En las últimas elecciones catalanas, por primera vez en la historia ERC, un
partido soberanista de izquierdas se alzó con una incipiente victoria y ahora
está gobernado con la derecha catalanista y permitiendo que pueda abrirse una
mesa de diálogo político que facilite desempantanar la situación.

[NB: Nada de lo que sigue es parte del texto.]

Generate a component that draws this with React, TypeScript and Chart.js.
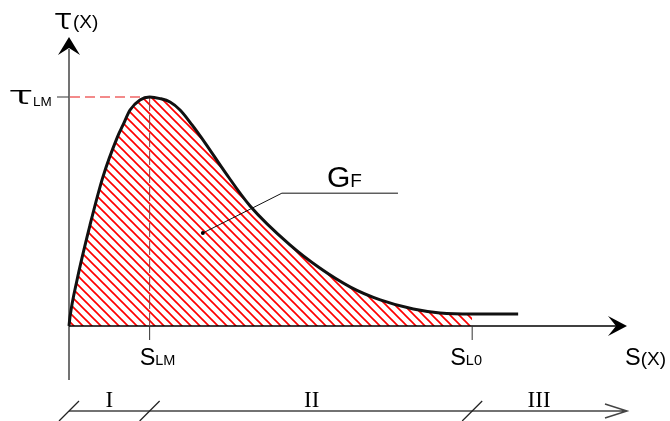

Y volvemos a empezar. Ya tenemos anunciada la gran manifestación de la derecha españolista en bloque y la recogida de firmas (seguramente estarán guardados los millones de firmas de hace 15 años y podría usarse para no malgastar papel). Es verdad que las condiciones de entonces no son idénticas a las de ahora, pero es innegable que el punto de partida de entonces se parece mucho al de ahora y no es difícil augurar el recorrido y hasta el resultado en gran medida. Hoy la excusa es la propuesta de indulto a los políticos catalanes que han pasado por la cárcel, con la idea, por parte del gobierno, de que los asuntos políticos no anden atascados en la justicia y dispongan de su propio espacio de discusión. El total es que todo parece un bluf que se repite hasta el hartazgo como si la noria de la vida no tuviera más que un circuito de sube y baja permanente y nos viéramos en este momento de nuevo en la imperiosa necesidad de desentendernos una vez más. Y todo lleno de golpes bajos, de ilegalidades ramplonas que da ganas de mirar para otro lado, que al final tampoco conduce a nada.